Barnier si è dimesso, Macron cerca un nuovo premier. Stasera il discorso al paese

A soli tre mesi dalla nomina, l’ex capo negoziatore della Brexit è il primo ministro più breve della storia della Quinta Repubblica. Il presidente vaglia le alternative e prende quota l’ipotesi François Bayrou. L’attesa è per il discorso pubblico di questa sera alle 20

Parigi. Era stato chiamato per rimettere la Francia sui binari della ragione e della stabilità, per farla uscire da una crisi politico-istituzionale che dura da ormai troppo tempo. Michel Barnier passerà invece alla storia come il primo ministro più effimero della storia della Quinta Repubblica. L’ex capo negoziatore della Brexit per l’Ue è stato sfiduciato ieri sera da una mozione di censura votata mano nella mano dal Nuovo fronte popolare, la coalizione delle sinistre guidata dalla gauche radicale di Jean-Luc Mélenchon, e dal Rassemblement national di Marine Le Pen, il principale partito sovranista francese: “La convergenza delle lotte degli ingegneri del caos”, ha denunciato la portavoce dell’esecutivo dimissionario Maud Bregeon.
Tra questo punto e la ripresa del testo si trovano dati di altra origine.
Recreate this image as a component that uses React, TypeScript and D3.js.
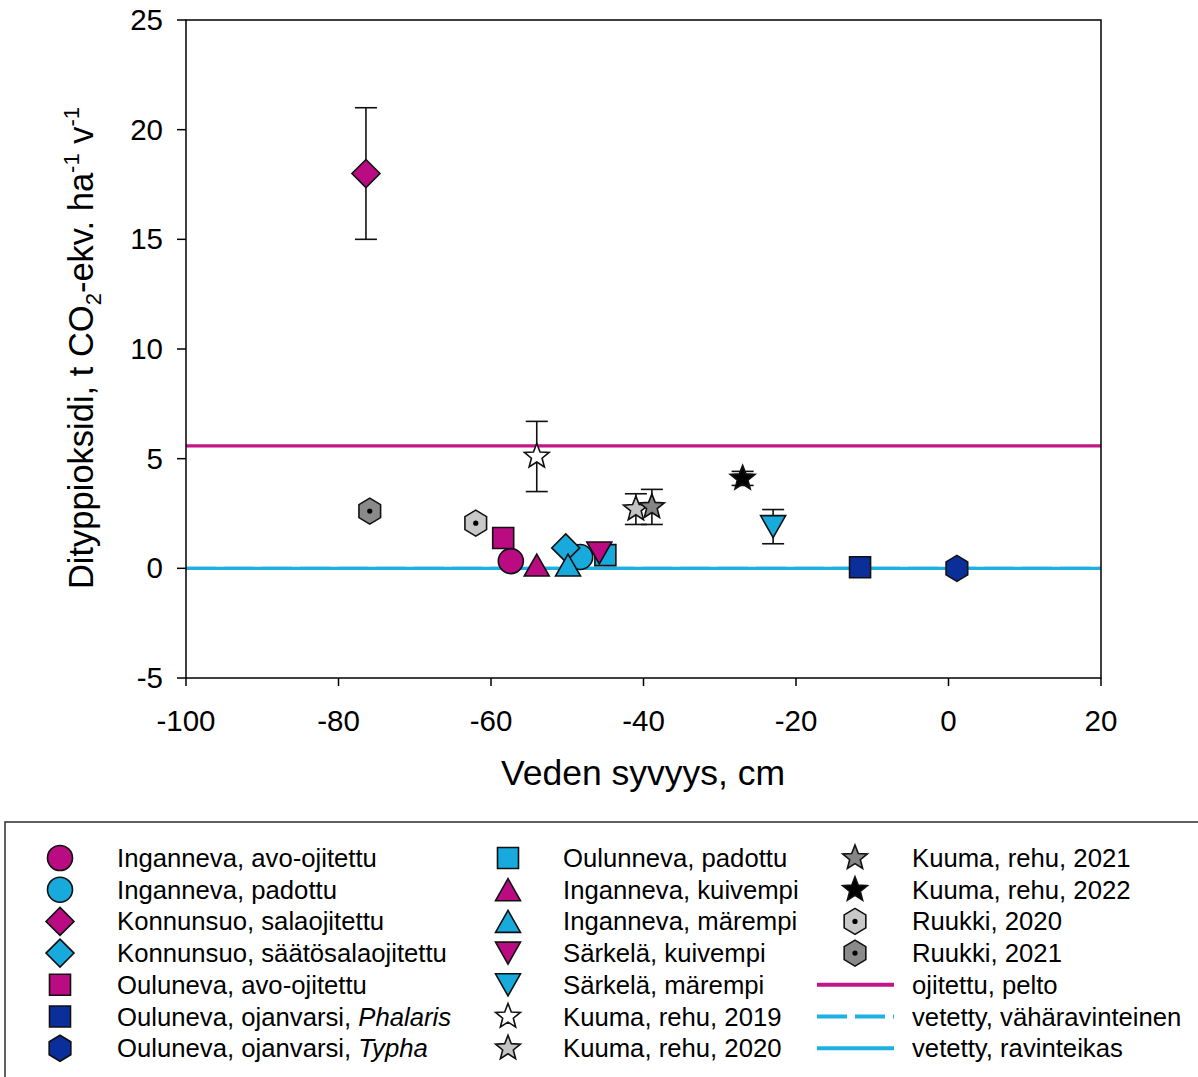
import React from 'react'
import * as d3 from 'd3'

const width = 1198
const height = 1077
const plot = { left: 186, right: 1101, top: 20, bottom: 678 }

const MAG = '#BA0B82'
const CYAN = '#18A9DD'
const NAVY = '#0A2E9A'

// series, in legend order
const names = [
  'Inganneva, avo-ojitettu',
  'Inganneva, padottu',
  'Konnunsuo, salaojitettu',
  'Konnunsuo, säätösalaojitettu',
  'Ouluneva, avo-ojitettu',
  'Ouluneva, ojanvarsi, |Phalaris',
  'Ouluneva, ojanvarsi, |Typha',
  'Oulunneva, padottu',
  'Inganneva, kuivempi',
  'Inganneva, märempi',
  'Särkelä, kuivempi',
  'Särkelä, märempi',
  'Kuuma, rehu, 2019',
  'Kuuma, rehu, 2020',
  'Kuuma, rehu, 2021',
  'Kuuma, rehu, 2022',
  'Ruukki, 2020',
  'Ruukki, 2021',
]
const depth = [-57.4, -48.3, -76.4, -50.2, -58.4, -11.6, 1.1, -45, -54, -49.9, -45.8, -23, -54, -41, -38.9, -27, -62, -75.9]
const emission = [0.33, 0.52, 18, 0.93, 1.38, 0.05, 0, 0.6, 0.15, 0.15, 0.7, 1.9, 5.1, 2.7, 2.8, 4.1, 2.06, 2.61]
const errors = [0, 0, 3, 0, 0, 0, 0, 0, 0, 0, 0, 0.78, 1.6, 0.7, 0.8, 0.32, 0, 0]

// reference lines
const refNames = ['ojitettu, pelto', 'vetetty, vähäravinteinen', 'vetetty, ravinteikas']
const refValues = [5.58, 0, 0]

const xTicks = [-100, -80, -60, -40, -20, 0, 20]
const yTicks = [-5, 0, 5, 10, 15, 20, 25]

// styles
const shapes = ['circle', 'circle', 'diamond', 'diamond', 'square', 'square', 'hexagon', 'square', 'triUp', 'triUp', 'triDown', 'triDown', 'star', 'star', 'star', 'star', 'hexDot', 'hexDot']
const fills = [MAG, CYAN, MAG, CYAN, MAG, NAVY, NAVY, CYAN, MAG, CYAN, MAG, CYAN, '#ffffff', '#c4c4c4', '#858585', '#000000', '#c8c8c8', '#8a8a8a']
const refColors = ['#C2158A', '#1DB0E2', '#1DB0E2']
const refDash = ['', '30 8', '']

const shapePath = (shape: string) => {
  switch (shape) {
    case 'circle': {
      const r = 12.5
      return `M${-r},0a${r},${r} 0 1,0 ${2 * r},0a${r},${r} 0 1,0 ${-2 * r},0Z`
    }
    case 'diamond':
      return 'M0,-14L14,0L0,14L-14,0Z'
    case 'square':
      return 'M-10.5,-10.5H10.5V10.5H-10.5Z'
    case 'triUp':
      return 'M0,-11L12.5,11L-12.5,11Z'
    case 'triDown':
      return 'M-12.5,-11L12.5,-11L0,11Z'
    case 'star': {
      const pts = d3.range(10).map(i => {
        const r = i % 2 === 0 ? 13 : 5.6
        const a = -Math.PI / 2 + (i * Math.PI) / 5
        return [r * Math.cos(a), r * Math.sin(a)]
      })
      return 'M' + pts.map(p => p.join(',')).join('L') + 'Z'
    }
    default: {
      const pts = d3.range(6).map(i => {
        const a = -Math.PI / 2 + (i * Math.PI) / 3
        return [12.5 * Math.cos(a), 13 * Math.sin(a)]
      })
      return 'M' + pts.map(p => p.join(',')).join('L') + 'Z'
    }
  }
}

const Marker = ({ i, cx, cy }: { i: number; cx: number; cy: number }) => (
  <g transform={`translate(${cx},${cy})`}>
    <path d={shapePath(shapes[i])} fill={fills[i]} stroke="#111" strokeWidth={1.6} strokeLinejoin="miter" />
    {shapes[i] === 'hexDot' && <circle r={2.6} fill="#000" />}
  </g>
)

const Label = ({ text }: { text: string }) => {
  const [a, b] = text.split('|')
  return (
    <>
      {a}
      {b && <tspan fontStyle="italic">{b}</tspan>}
    </>
  )
}

export default function App() {
  const x = d3.scaleLinear().domain([-100, 20]).range([plot.left, plot.right])
  const y = d3.scaleLinear().domain([-5, 25]).range([plot.bottom, plot.top])
  const font = '"Liberation Sans", Arial, sans-serif'

  const rowY = (r: number) => 858 + r * 31.7
  const cols = [
    { sym: 60, text: 117 },
    { sym: 508, text: 563 },
    { sym: 855, text: 912 },
  ]
  const legendItems: { col: number; row: number; i: number }[] = names.map((_, i) => ({
    col: Math.floor(i / 7),
    row: i % 7,
    i,
  }))

  return (
    <div style={{ position: 'absolute', left: 0, top: 0 }}>
      <svg width={width} height={height} style={{ display: 'block', fontFamily: font }}>
        <rect width={width} height={height} fill="#fff" />

        {/* reference lines */}
        {refValues.map((v, k) => (
          <line
            key={k}
            x1={plot.left}
            x2={plot.right}
            y1={y(v)}
            y2={y(v)}
            stroke={refColors[k]}
            strokeWidth={3.2}
            strokeDasharray={refDash[k] || undefined}
          />
        ))}

        {/* frame */}
        <rect
          x={plot.left}
          y={plot.top}
          width={plot.right - plot.left}
          height={plot.bottom - plot.top}
          fill="none"
          stroke="#000"
          strokeWidth={1.5}
        />

        {/* x ticks */}
        {xTicks.map(t => (
          <g key={t}>
            <line x1={x(t)} x2={x(t)} y1={plot.bottom} y2={plot.bottom + 8} stroke="#000" strokeWidth={1.5} />
            <text x={x(t)} y={731} textAnchor="middle" fontSize={29.5}>
              {t}
            </text>
          </g>
        ))}
        {/* y ticks */}
        {yTicks.map(t => (
          <g key={t}>
            <line x1={plot.left - 9} x2={plot.left} y1={y(t)} y2={y(t)} stroke="#000" strokeWidth={1.5} />
            <text x={163} y={y(t) + 10} textAnchor="end" fontSize={29.5}>
              {t}
            </text>
          </g>
        ))}

        <text x={643} y={785} textAnchor="middle" fontSize={35.5}>
          Veden syvyys, cm
        </text>
        <text transform="translate(93,348) rotate(-90)" textAnchor="middle" fontSize={34.5}>
          Dityppioksidi, t CO
          <tspan fontSize={22} dy={8}>2</tspan>
          <tspan dy={-8}>-ekv. ha</tspan>
          <tspan fontSize={22} dy={-14}>-1</tspan>
          <tspan dy={14}> v</tspan>
          <tspan fontSize={22} dy={-14}>-1</tspan>
        </text>

        {/* error bars */}
        {names.map((_, i) =>
          errors[i] > 0 ? (
            <g key={i} stroke="#111" strokeWidth={1.6}>
              <line x1={x(depth[i])} x2={x(depth[i])} y1={y(emission[i] - errors[i])} y2={y(emission[i] + errors[i])} />
              <line x1={x(depth[i]) - 11} x2={x(depth[i]) + 11} y1={y(emission[i] + errors[i])} y2={y(emission[i] + errors[i])} />
              <line x1={x(depth[i]) - 11} x2={x(depth[i]) + 11} y1={y(emission[i] - errors[i])} y2={y(emission[i] - errors[i])} />
            </g>
          ) : null
        )}

        {/* markers */}
        {names.map((_, i) => (
          <Marker key={i} i={i} cx={x(depth[i])} cy={y(emission[i])} />
        ))}

        {/* legend */}
        <rect x={5} y={822} width={1210} height={280} fill="none" stroke="#3a3a3a" strokeWidth={1.6} />
        {legendItems.map(({ col, row, i }) => (
          <g key={i}>
            <Marker i={i} cx={cols[col].sym} cy={rowY(row)} />
            <text x={cols[col].text} y={rowY(row) + 9} fontSize={25.7}>
              <Label text={names[i]} />
            </text>
          </g>
        ))}
        {refNames.map((n, k) => (
          <g key={n}>
            <line
              x1={817}
              x2={894}
              y1={rowY(4 + k)}
              y2={rowY(4 + k)}
              stroke={refColors[k]}
              strokeWidth={4}
              strokeDasharray={refDash[k] || undefined}
            />
            <text x={cols[2].text} y={rowY(4 + k) + 9} fontSize={25.7}>
              {n}
            </text>
          </g>
        ))}
      </svg>
    </div>
  )
}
Barnier è caduto sul disegno di legge allegato al bilancio sul finanziamento della Sécurité sociale, il generoso sistema di protezione sociale francese, a soli tre mesi dalla sua nomina a Matignon e sullo sfondo di un paese in forti difficoltà finanziarie (“Is France Now Greece on the Seine?”, si è chiesto il Wall Street Journal in questi giorni). Più di 130 mozioni di censura sono state depositate dal 1958 in poi, ossia dalla nascita della Quinta Repubblica, ma una sola è stata adottata: la mozione del 1962 contro l’elezione del presidente della Repubblica a suffragio universale, che fece cadere l’allora governo Pompidou. Quella di ieri sera, è stata dunque la seconda della storia della Cinquième.

Questa mattina, Barnier si è recato all’Eliseo attorno alle 10 per presentare le sue dimissioni e quelle del suo governo al presidente della Repubblica, Emmanuel Macron, che le ha accettate. Nel primo pomeriggio, il capo dello stato accoglierà all’Eliseo la presidente dell’Assemblea nazionale, Yaël Braun-Pivet, e in seguito il presidente del Senato, Gérard Larcher, per ragionare sulle vie d’uscita all’impasse istituzionale. Ma l’appuntamento più importante è previsto questa sera alle 20, quando Macron pronuncerà un discorso alla nazione in diretta televisiva (sarà trasmesso su Tf1 e France 2).

Secondo quanto trapelato dall’Eliseo, vorrà mostrarsi rassicurante, ribadirà che l’economia francese è solida nonostante gli scossoni politico-istituzionali e che gli investitori stranieri non hanno alcun motivo di essere preoccupati da un’instabilità che considera temporanea. Ma la domanda che si fanno tutti è se Macron approfitterà del suo discorso per annunciare anche il nome del nuovo primo ministro. Ad alcuni giornali, il capo dello stato ha fatto sapere che vuole muoversi molto rapidamente per sostituire Barnier. E a confermare la sua fretta è stato anche un ex ministro a BfmTv, secondo cui il presidente “non vuole apparire davanti a Donald Trump senza governo”, in occasione della riapertura ufficiale di Notre-Dame prevista nel fine settimana.

Prima di scegliere il prossimo capo di governo, tuttavia, l’inquilino dell’Eliseo dovrà assicurarsi che non sarà ostaggio della censura del Rassemblement national, come lo è stato Barnier in questi tre mesi. Ciò richiede telefonate, trattative, spiegazioni, pedagogia con i vari gruppi politici, dunque, molto probabilmente, qualche giorno in più. Uno dei favoriti, Sébastien Lecornu, ministro delle Forze armate del governo uscente, ha dichiarato questa mattina a Rtl di non essere “candidato a nulla”, tirandosi de facto fuori dalla corsa a Matignon. Prende dunque quota l’ipotesi François Bayrou, leader del MoDem e vecchia volpe della politica francese, in rapporti cordiali con Marine Le Pen con cui condivide la battaglia per l’introduzione di una dose di proporzionale alle prossime elezioni. Ieri sera, un articolo del Figaro ha raccontato la collera di Macron dinanzi all’ampio numero di deputati che ha votato la mozione censura, 331, e all’atteggiamento giudicato irresponsabile dei socialisti. “Ritiene che si sia formato un fronte anti repubblicano all’Assemblea”, ha sussurrato al Figaro un membro dell’entourage. L’Economist, al centro della copertina del suo ultimo numero dedicato ai tumulti francesi, ha posto la classica insegna della fermata della metropolitana di Parigi con una scritta breve ma esplicativa: “Merde”.